Requirement » Nothing after the line with "var yLabels = [0, 5, 10, 15, 20, 25];" belongs in the copy; extract the lines below from the top through that line, pictures left out.
========
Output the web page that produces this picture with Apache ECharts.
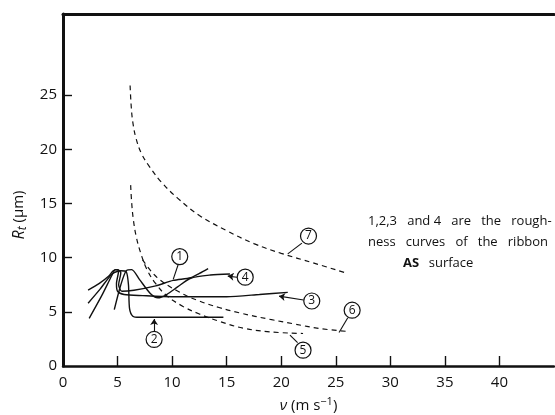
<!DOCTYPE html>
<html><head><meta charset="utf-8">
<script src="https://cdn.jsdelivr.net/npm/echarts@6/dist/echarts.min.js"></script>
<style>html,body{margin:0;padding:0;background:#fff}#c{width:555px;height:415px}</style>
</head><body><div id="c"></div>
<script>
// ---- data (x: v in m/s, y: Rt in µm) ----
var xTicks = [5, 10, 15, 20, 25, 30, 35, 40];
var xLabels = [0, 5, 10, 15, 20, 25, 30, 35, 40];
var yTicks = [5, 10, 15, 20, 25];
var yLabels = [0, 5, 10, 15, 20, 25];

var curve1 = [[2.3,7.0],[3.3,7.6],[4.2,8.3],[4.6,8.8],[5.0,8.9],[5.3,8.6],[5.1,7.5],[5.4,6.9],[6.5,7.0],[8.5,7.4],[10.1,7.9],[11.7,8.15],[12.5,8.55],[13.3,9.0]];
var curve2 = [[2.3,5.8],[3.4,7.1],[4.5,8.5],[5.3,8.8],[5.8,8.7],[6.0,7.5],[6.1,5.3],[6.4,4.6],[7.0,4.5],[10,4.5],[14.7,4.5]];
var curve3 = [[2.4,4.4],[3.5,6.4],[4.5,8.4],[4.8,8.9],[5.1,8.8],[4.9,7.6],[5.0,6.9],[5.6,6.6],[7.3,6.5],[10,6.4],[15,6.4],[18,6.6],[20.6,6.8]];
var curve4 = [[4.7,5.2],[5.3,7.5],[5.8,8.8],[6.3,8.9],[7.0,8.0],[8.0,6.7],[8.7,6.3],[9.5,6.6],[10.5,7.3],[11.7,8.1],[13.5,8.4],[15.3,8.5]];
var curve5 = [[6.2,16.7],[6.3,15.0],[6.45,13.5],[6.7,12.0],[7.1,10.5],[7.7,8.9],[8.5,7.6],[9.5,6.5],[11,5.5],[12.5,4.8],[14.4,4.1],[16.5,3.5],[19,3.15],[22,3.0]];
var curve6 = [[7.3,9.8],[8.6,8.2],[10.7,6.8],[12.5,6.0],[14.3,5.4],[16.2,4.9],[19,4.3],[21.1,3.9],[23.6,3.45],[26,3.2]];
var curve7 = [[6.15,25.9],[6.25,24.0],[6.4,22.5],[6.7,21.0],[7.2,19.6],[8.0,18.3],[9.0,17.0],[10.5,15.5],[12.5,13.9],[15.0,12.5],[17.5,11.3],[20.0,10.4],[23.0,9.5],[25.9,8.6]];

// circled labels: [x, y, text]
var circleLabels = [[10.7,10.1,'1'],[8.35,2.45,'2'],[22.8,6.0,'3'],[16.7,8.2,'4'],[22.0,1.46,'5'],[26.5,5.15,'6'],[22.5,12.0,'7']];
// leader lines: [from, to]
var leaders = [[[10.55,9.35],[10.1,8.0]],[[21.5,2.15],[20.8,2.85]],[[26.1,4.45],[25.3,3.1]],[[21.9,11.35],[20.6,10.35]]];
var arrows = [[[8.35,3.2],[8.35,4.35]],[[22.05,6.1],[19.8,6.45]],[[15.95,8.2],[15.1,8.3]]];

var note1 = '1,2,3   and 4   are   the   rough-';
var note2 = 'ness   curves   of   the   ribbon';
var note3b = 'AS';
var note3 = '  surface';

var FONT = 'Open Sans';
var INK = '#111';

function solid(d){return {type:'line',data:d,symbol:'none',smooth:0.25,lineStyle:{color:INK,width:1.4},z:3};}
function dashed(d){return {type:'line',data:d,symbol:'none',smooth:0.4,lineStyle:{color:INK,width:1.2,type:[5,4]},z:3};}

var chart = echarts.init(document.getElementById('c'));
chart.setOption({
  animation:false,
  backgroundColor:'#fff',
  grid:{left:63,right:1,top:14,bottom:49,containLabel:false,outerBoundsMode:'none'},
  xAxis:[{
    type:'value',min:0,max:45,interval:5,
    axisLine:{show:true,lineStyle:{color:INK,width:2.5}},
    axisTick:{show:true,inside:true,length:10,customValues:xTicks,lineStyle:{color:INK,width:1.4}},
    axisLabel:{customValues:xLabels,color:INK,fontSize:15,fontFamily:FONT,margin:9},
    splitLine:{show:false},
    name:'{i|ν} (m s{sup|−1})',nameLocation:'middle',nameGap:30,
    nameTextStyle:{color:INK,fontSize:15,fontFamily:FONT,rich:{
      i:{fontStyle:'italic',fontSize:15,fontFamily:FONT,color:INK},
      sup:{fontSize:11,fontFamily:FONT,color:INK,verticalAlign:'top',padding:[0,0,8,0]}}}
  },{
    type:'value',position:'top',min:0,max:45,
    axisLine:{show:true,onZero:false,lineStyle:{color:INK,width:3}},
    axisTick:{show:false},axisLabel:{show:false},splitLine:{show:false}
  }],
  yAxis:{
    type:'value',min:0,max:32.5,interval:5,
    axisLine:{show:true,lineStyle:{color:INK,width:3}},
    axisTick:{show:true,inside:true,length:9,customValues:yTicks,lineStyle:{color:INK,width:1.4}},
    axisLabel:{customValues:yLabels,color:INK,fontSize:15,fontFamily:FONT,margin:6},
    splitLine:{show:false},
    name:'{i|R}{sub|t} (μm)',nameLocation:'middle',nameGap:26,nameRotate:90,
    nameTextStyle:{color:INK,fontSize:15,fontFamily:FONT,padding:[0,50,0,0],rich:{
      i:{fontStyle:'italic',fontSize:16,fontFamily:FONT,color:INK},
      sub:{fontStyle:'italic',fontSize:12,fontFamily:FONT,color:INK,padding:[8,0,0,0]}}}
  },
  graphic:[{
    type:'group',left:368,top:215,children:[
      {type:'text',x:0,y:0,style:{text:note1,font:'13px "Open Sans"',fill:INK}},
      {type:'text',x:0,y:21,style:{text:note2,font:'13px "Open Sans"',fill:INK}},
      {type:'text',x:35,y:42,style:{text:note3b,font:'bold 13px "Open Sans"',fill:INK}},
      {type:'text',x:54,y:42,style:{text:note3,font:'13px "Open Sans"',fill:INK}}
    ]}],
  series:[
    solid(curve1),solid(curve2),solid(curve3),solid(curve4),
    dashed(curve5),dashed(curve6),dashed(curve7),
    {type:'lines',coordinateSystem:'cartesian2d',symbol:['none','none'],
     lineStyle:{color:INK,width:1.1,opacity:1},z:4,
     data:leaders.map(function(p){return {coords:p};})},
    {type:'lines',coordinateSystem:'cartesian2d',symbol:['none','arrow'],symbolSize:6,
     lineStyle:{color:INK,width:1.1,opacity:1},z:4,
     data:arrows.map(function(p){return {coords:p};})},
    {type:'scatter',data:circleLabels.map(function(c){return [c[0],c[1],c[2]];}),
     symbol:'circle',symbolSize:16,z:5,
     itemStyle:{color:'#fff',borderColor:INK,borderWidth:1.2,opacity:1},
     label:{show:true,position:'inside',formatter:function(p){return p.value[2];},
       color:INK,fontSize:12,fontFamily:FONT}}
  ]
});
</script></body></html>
========
Solution to this task »
Output the web page that produces this picture with Apache ECharts.
<!DOCTYPE html>
<html><head><meta charset="utf-8">
<script src="https://cdn.jsdelivr.net/npm/echarts@6/dist/echarts.min.js"></script>
<style>html,body{margin:0;padding:0;background:#fff}#c{width:555px;height:415px}</style>
</head><body><div id="c"></div>
<script>
// ---- data (x: v in m/s, y: Rt in µm) ----
var xTicks = [5, 10, 15, 20, 25, 30, 35, 40];
var xLabels = [0, 5, 10, 15, 20, 25, 30, 35, 40];
var yTicks = [5, 10, 15, 20, 25];
var yLabels = [0, 5, 10, 15, 20, 25];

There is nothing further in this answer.